When Ren looks up to the sky out of the corner of his eye, you know he has something cooking. Four years ago, he was working on the menu for a gourmet meal… Kinda hokey, but we thought it might be fun to share our story from the very beginning – a little primer on how to start a picture revolution.
Back when our founder Ren Ng was still a PhD candidate working on his dissertation at Stanford University, he saw the enormous potential for light field cameras. He also realized if he wanted to succeed at making a business out of his ideas, he would need a team with unique skills – plus, a triple-shot of persistence.
Ren’s Original Believers
Colvin Pitts, Tim Knight, and Alex Fishman made up the initial team of engineers Ren hired at what was then called Refocus Imaging.
Colvin came on board first. He had been Ren’s undergraduate roommate, but it was over dinner a few years later when Ren showed him the technology he had been working on. “Needless to say, I was blown away by what could be done. At the time, I was in a good position in another startup, and I had no plans to look around or leave. However, the opportunity to help develop this truly disruptive technology was more than I could pass up.”
Next up, Tim. Fresh out of Stanford, Tim has a PhD in computer science. “I was new to light fields, computer graphics, and the inner workings of digital cameras, so there was quite a learning curve for me at first. It was incredibly fun and satisfying.”
Rounding out that first crew was Alex, who came to the team with deep experience in the digital camera industry. “Honestly, I was skeptical. Then Ren showed me the actual camera prototype in action. And here I was, standing in front of a young, well-spoken entrepreneur, who breaks the laws of physics as we knew it. Right there, right in front of my eyes. I was stunned. I’ve seen cameras evolve from the expensive, bulky and low quality devices in mid-nineties to a very mature and saturated market, where innovation was nowhere to be found. The camera companies tried to differentiate themselves solely in shape and color of the camera and how many faces it would detect. Back then, like now, everyone was desperately looking for innovation.”
How did you decide to build your own camera?
Alex sums it up this way: “Breakthrough after breakthrough, the technology reached a point where we could show an amazing and engaging experience to capture and share an image. The speed our prototype would take the next picture was indescribable. I could not believe my eyes! And then sharing the pictures with my friends was another big wow. They all loved the pictures.
But the single recurring question was, ‘When can I take a picture like that?’ This was about the same time when we reached the conclusion that if you want something done right, you ought to do it yourself. And so we did – we decided to make our own Lytro branded cameras that will forever change the way everyone takes and experiences pictures.”
What were some of the hard parts?
One challenge for the initial team was to build prototypes to demonstrate to outsiders, potential investors or partners, that it really was possible to miniaturize the technology to make a consumer-friendly camera. “I broke a lot of prototypes in the early days, but some of the ideas we developed at the time have been greatly leveraged in the transition out of the lab to mass production,” shared Colvin.

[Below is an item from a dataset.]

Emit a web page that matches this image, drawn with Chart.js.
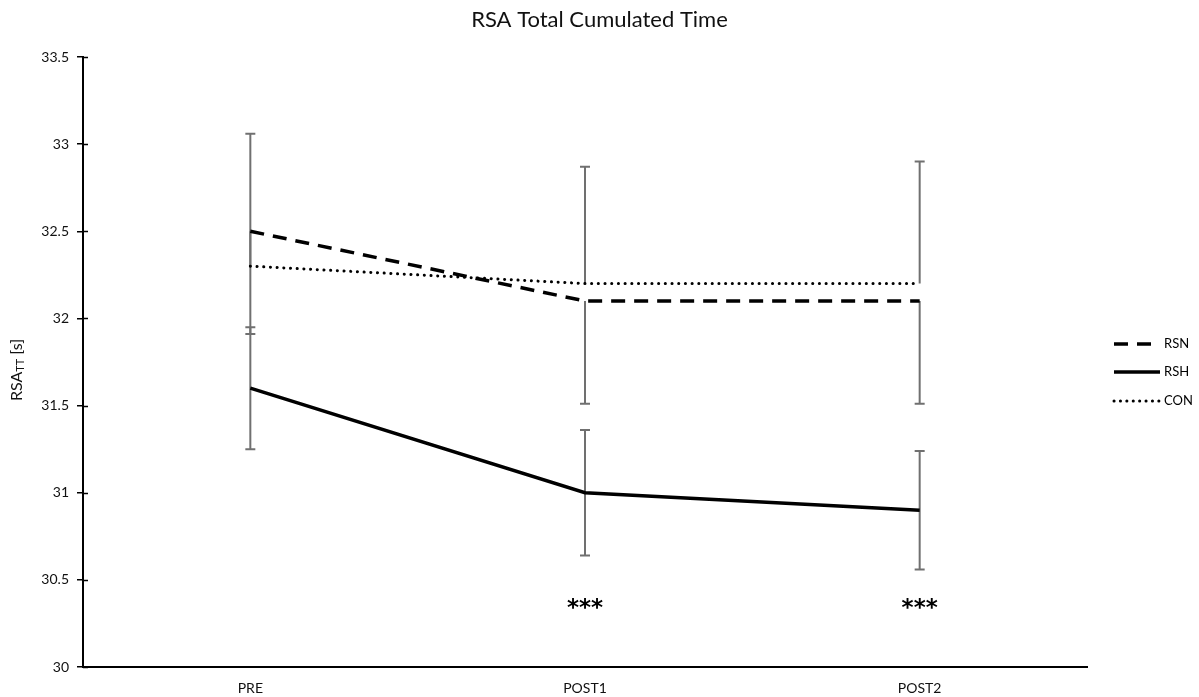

Tim remembers, “We worked very closely on improving the core light field technology and theory, on image processing, and on software on many platforms, including all the demos that were used to show what we could do – web, PC, mobile, 3D, on-camera software, etc.”
What keeps these guys excited about light field cameras and building a new business from the ground up?
Tim says, “Working on light fields has been a great experience. It is a challenging and fun technical space with a lot of meaty image science within it. It’s exciting to bring this technology to the mainstream consumer.” For Alex, it’s the journey ahead. “Light field is a very powerful concept and many new discoveries are still ahead for us.” For Colvin, “What excites me the most is this is the first camera that creates an experience suitable to the digital age we live in. Photography has produced static images since its inception, and finally we are creating light field cameras that can create living, interactive pictures. It is really exciting.”